Short exercise.
Quote the listing below in full and exactly as written, but omit every picture.

Dataset excerpt.
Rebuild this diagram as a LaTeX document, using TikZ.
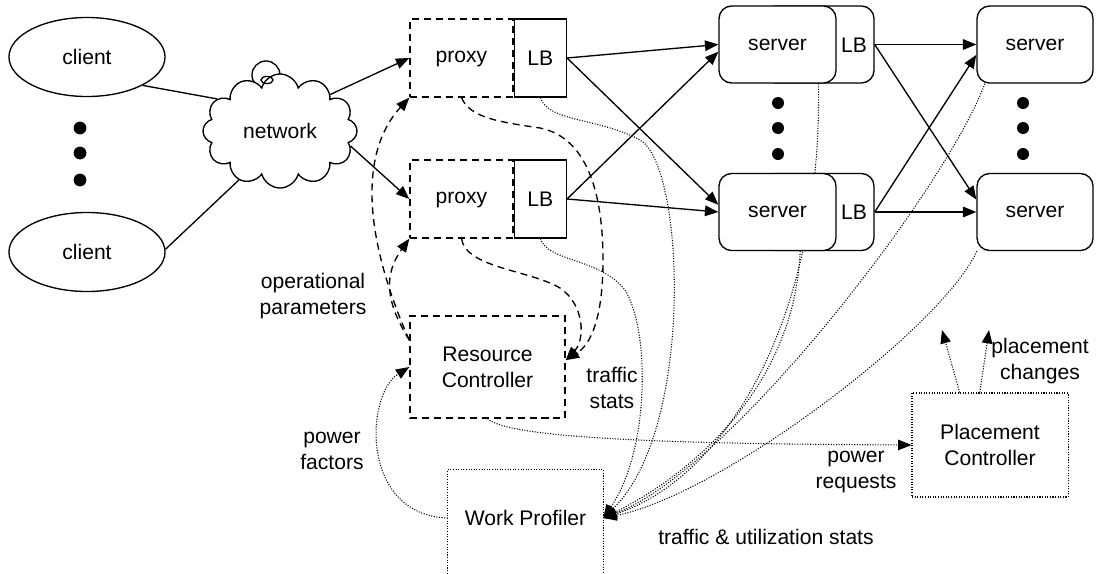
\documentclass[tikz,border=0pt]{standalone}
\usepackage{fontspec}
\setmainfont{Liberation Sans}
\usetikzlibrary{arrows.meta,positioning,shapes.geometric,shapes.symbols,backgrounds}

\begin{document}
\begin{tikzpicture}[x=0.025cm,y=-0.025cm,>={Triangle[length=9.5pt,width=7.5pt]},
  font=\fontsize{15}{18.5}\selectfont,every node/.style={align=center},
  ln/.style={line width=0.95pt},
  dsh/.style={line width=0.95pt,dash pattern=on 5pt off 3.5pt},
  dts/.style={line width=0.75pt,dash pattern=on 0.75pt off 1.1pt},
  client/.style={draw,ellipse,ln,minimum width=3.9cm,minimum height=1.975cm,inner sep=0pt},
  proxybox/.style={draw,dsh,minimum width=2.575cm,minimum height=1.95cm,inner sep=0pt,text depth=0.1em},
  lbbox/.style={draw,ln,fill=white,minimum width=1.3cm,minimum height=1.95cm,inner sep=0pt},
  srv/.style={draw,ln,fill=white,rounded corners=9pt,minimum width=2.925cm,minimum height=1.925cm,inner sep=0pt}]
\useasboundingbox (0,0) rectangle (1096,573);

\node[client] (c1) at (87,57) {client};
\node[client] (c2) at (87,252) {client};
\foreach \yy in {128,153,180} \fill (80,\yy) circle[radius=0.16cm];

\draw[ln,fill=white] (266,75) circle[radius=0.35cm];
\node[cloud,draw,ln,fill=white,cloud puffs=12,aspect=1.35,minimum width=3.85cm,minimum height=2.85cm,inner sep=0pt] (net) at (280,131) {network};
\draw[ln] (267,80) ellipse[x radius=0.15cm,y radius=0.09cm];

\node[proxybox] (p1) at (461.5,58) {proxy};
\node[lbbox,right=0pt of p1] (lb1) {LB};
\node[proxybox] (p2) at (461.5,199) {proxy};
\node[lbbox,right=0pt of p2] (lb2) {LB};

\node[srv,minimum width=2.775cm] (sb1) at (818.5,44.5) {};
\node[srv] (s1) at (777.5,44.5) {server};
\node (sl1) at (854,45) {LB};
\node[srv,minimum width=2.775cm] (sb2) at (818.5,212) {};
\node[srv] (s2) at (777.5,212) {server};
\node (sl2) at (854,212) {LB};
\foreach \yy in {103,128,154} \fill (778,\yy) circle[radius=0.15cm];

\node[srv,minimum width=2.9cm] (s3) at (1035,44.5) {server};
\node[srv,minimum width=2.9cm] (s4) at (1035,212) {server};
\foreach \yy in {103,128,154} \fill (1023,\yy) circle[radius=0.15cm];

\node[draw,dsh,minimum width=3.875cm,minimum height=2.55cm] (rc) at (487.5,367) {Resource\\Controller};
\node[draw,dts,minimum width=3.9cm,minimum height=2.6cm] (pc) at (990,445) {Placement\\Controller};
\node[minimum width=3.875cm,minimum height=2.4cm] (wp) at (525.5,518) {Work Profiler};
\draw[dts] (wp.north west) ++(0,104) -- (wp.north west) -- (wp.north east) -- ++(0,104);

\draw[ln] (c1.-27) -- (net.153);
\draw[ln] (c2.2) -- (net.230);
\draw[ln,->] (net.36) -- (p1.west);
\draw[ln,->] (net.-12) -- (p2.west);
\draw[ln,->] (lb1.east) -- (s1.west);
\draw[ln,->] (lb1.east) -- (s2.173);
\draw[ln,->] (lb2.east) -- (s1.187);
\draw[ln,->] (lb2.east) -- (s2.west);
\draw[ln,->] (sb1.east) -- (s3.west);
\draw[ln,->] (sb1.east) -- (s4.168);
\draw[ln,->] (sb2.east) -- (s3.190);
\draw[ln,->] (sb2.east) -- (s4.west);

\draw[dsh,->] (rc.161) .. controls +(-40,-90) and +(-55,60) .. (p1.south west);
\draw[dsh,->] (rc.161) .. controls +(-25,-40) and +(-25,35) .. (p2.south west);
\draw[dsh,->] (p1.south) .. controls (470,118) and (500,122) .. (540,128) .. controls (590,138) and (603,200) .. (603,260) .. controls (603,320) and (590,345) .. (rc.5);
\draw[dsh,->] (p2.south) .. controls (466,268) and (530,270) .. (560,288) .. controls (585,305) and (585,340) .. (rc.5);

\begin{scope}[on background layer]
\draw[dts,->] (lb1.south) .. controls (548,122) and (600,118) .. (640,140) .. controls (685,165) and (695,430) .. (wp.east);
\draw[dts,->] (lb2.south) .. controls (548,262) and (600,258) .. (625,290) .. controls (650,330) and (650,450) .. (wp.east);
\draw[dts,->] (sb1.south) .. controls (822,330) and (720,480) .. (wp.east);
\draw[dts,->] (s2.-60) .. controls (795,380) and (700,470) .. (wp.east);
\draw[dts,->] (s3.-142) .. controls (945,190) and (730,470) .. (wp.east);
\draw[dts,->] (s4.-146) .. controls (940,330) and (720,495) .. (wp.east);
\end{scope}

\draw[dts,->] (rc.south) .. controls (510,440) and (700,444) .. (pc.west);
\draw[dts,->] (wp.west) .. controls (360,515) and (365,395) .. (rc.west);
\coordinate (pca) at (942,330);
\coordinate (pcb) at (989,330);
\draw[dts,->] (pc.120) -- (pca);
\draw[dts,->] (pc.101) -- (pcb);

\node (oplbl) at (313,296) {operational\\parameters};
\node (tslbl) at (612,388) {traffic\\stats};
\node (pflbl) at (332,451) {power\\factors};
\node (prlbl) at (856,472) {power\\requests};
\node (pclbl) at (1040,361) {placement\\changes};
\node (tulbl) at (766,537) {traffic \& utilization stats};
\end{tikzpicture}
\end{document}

Answer to the problem.
Rebuild this diagram as a LaTeX document, using TikZ.
\documentclass[tikz,border=0pt]{standalone}
\usepackage{fontspec}
\setmainfont{Liberation Sans}
\usetikzlibrary{arrows.meta,positioning,shapes.geometric,shapes.symbols,backgrounds}

\begin{document}
\begin{tikzpicture}[x=0.025cm,y=-0.025cm,>={Triangle[length=9.5pt,width=7.5pt]},
  font=\fontsize{15}{18.5}\selectfont,every node/.style={align=center},
  ln/.style={line width=0.95pt},
  dsh/.style={line width=0.95pt,dash pattern=on 5pt off 3.5pt},
  dts/.style={line width=0.75pt,dash pattern=on 0.75pt off 1.1pt},
  client/.style={draw,ellipse,ln,minimum width=3.9cm,minimum height=1.975cm,inner sep=0pt},
  proxybox/.style={draw,dsh,minimum width=2.575cm,minimum height=1.95cm,inner sep=0pt,text depth=0.1em},
  lbbox/.style={draw,ln,fill=white,minimum width=1.3cm,minimum height=1.95cm,inner sep=0pt},
  srv/.style={draw,ln,fill=white,rounded corners=9pt,minimum width=2.925cm,minimum height=1.925cm,inner sep=0pt}]
\useasboundingbox (0,0) rectangle (1096,573);

\node[client] (c1) at (87,57) {client};
\node[client] (c2) at (87,252) {client};
\foreach \yy in {128,153,180} \fill (80,\yy) circle[radius=0.16cm];

\draw[ln,fill=white] (266,75) circle[radius=0.35cm];
\node[cloud,draw,ln,fill=white,cloud puffs=12,aspect=1.35,minimum width=3.85cm,minimum height=2.85cm,inner sep=0pt] (net) at (280,131) {network};
\draw[ln] (267,80) ellipse[x radius=0.15cm,y radius=0.09cm];

\node[proxybox] (p1) at (461.5,58) {proxy};
\node[lbbox,right=0pt of p1] (lb1) {LB};
\node[proxybox] (p2) at (461.5,199) {proxy};
\node[lbbox,right=0pt of p2] (lb2) {LB};

\node[srv,minimum width=2.775cm] (sb1) at (818.5,44.5) {};
\node[srv] (s1) at (777.5,44.5) {server};
\node (sl1) at (854,45) {LB};
\node[srv,minimum width=2.775cm] (sb2) at (818.5,212) {};
\node[srv] (s2) at (777.5,212) {server};
\node (sl2) at (854,212) {LB};
\foreach \yy in {103,128,154} \fill (778,\yy) circle[radius=0.15cm];

\node[srv,minimum width=2.9cm] (s3) at (1035,44.5) {server};
\node[srv,minimum width=2.9cm] (s4) at (1035,212) {server};
\foreach \yy in {103,128,154} \fill (1023,\yy) circle[radius=0.15cm];

\node[draw,dsh,minimum width=3.875cm,minimum height=2.55cm] (rc) at (487.5,367) {Resource\\Controller};
\node[draw,dts,minimum width=3.9cm,minimum height=2.6cm] (pc) at (990,445) {Placement\\Controller};
\node[minimum width=3.875cm,minimum height=2.4cm] (wp) at (525.5,518) {Work Profiler};
\draw[dts] (wp.north west) ++(0,104) -- (wp.north west) -- (wp.north east) -- ++(0,104);

\draw[ln] (c1.-27) -- (net.153);
\draw[ln] (c2.2) -- (net.230);
\draw[ln,->] (net.36) -- (p1.west);
\draw[ln,->] (net.-12) -- (p2.west);
\draw[ln,->] (lb1.east) -- (s1.west);
\draw[ln,->] (lb1.east) -- (s2.173);
\draw[ln,->] (lb2.east) -- (s1.187);
\draw[ln,->] (lb2.east) -- (s2.west);
\draw[ln,->] (sb1.east) -- (s3.west);
\draw[ln,->] (sb1.east) -- (s4.168);
\draw[ln,->] (sb2.east) -- (s3.190);
\draw[ln,->] (sb2.east) -- (s4.west);

\draw[dsh,->] (rc.161) .. controls +(-40,-90) and +(-55,60) .. (p1.south west);
\draw[dsh,->] (rc.161) .. controls +(-25,-40) and +(-25,35) .. (p2.south west);
\draw[dsh,->] (p1.south) .. controls (470,118) and (500,122) .. (540,128) .. controls (590,138) and (603,200) .. (603,260) .. controls (603,320) and (590,345) .. (rc.5);
\draw[dsh,->] (p2.south) .. controls (466,268) and (530,270) .. (560,288) .. controls (585,305) and (585,340) .. (rc.5);

\begin{scope}[on background layer]
\draw[dts,->] (lb1.south) .. controls (548,122) and (600,118) .. (640,140) .. controls (685,165) and (695,430) .. (wp.east);
\draw[dts,->] (lb2.south) .. controls (548,262) and (600,258) .. (625,290) .. controls (650,330) and (650,450) .. (wp.east);
\draw[dts,->] (sb1.south) .. controls (822,330) and (720,480) .. (wp.east);
\draw[dts,->] (s2.-60) .. controls (795,380) and (700,470) .. (wp.east);
\draw[dts,->] (s3.-142) .. controls (945,190) and (730,470) .. (wp.east);
\draw[dts,->] (s4.-146) .. controls (940,330) and (720,495) .. (wp.east);
\end{scope}

\draw[dts,->] (rc.south) .. controls (510,440) and (700,444) .. (pc.west);
\draw[dts,->] (wp.west) .. controls (360,515) and (365,395) .. (rc.west);
\coordinate (pca) at (942,330);
\coordinate (pcb) at (989,330);
\draw[dts,->] (pc.120) -- (pca);
\draw[dts,->] (pc.101) -- (pcb);

\node (oplbl) at (313,296) {operational\\parameters};
\node (tslbl) at (612,388) {traffic\\stats};
\node (pflbl) at (332,451) {power\\factors};
\node (prlbl) at (856,472) {power\\requests};
\node (pclbl) at (1040,361) {placement\\changes};
\node (tulbl) at (766,537) {traffic \& utilization stats};
\end{tikzpicture}
\end{document}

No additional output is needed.